As a freshman, Laettner averaged 8.9 points, 4.7 rebounds, and 1.2 assists, with a steal and almost a block, in 17 minutes per game. The shocking part is that he hit all his threes, which was only one the entire season. He was more of a driver and putback kind of player at that point in his Duke basketball career, hitting 72 percent overall from the field and 73 percent from the foul line on 3.4 attempts a game.

In fact, before his senior year, when Laettner was a crazy 56 percent from 3-point distance on 97 attempts, he shot 38 percent on only 66 attempts the previous three seasons. Hurt shot 39 percent on his 107 3-point attempts this year and 49 percent overall from the field.
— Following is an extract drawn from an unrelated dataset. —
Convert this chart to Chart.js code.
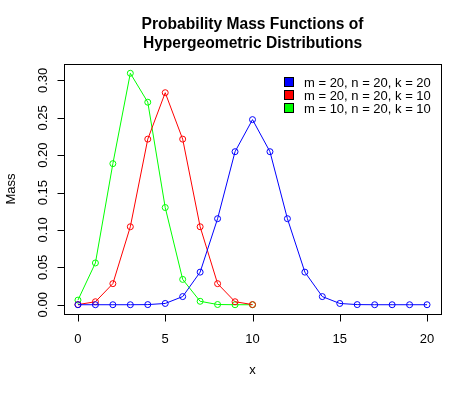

Like Christian, Matthew averaged an assist, almost one block, as well as half a steal a game. Hurt pulled down one less rebound but also averaged almost another point at 9.7 per contest. He was in double figures most of the year until a late-season turn toward the bench saw him lose some of his minutes.

The lack of playing time has led to rampant speculation that Hurt is exploring a transfer, but he had a solid freshman year with some growing pains that had to be expected with his slight frame and lack of elite athleticism. The high five-star rating probably did him a little disservice as he was not a one and done player. The biggest deficiency in his game is his lack of strength and toughness, but he has a lot of room for physical growth which should help him improve in his weaker areas.

His offense is not one of those weaknesses. Hurt has a polished and varied arsenal at his disposal. He does not jump high on his shots, but he has a quick release, a nice sidestep, and a solid ball fake and drive in addition to some good post moves and spins. He shot over 57 percent on almost four 2-point attempts per game even though we think of him mostly as a standstill shooter.

I’d argue that at this point in their careers, Hurt is more in tune with his offensive capabilities than Laettner was, although Christian took a great leap forward in his second season, playing 13 more minutes and scoring 7.4 more points per contest. Hurt is fully capable of such a step forward for Duke basketball as well, and he would be well suited to continuing his career at Duke where he still saw over 20 minutes of game action per contest.

Interestingly, Hurt was the 11th most efficient player in the ACC and 15th in block percentage. In fact, when we compare him with All-ACC Freshman teammate, Cassius Stanley, Hurt was No. 2 in offensive box plus-minus, No. 6 in win share per 40 minutes, and No. 17 in offensive rebound percentage. Stanley was No. 19, No. 16, and No. 19 in those metrics, respectively, and they were the only ones in which they overlapped.

Hurt had a better season than many believe, and next year could be even better. I put that picture up there at the top of this slide because that was a Christian Laettner-type moment when Hurt flew into the lane and grabbed a rebound that seemed destined for the Seminoles.

If Hurt had the Duke basketball royalty’s confidence, swagger, and instincts while sticking around for four years, he too could have his jersey hanging high in Cameron Indoor someday and retire another number in the storied history of Duke basketball.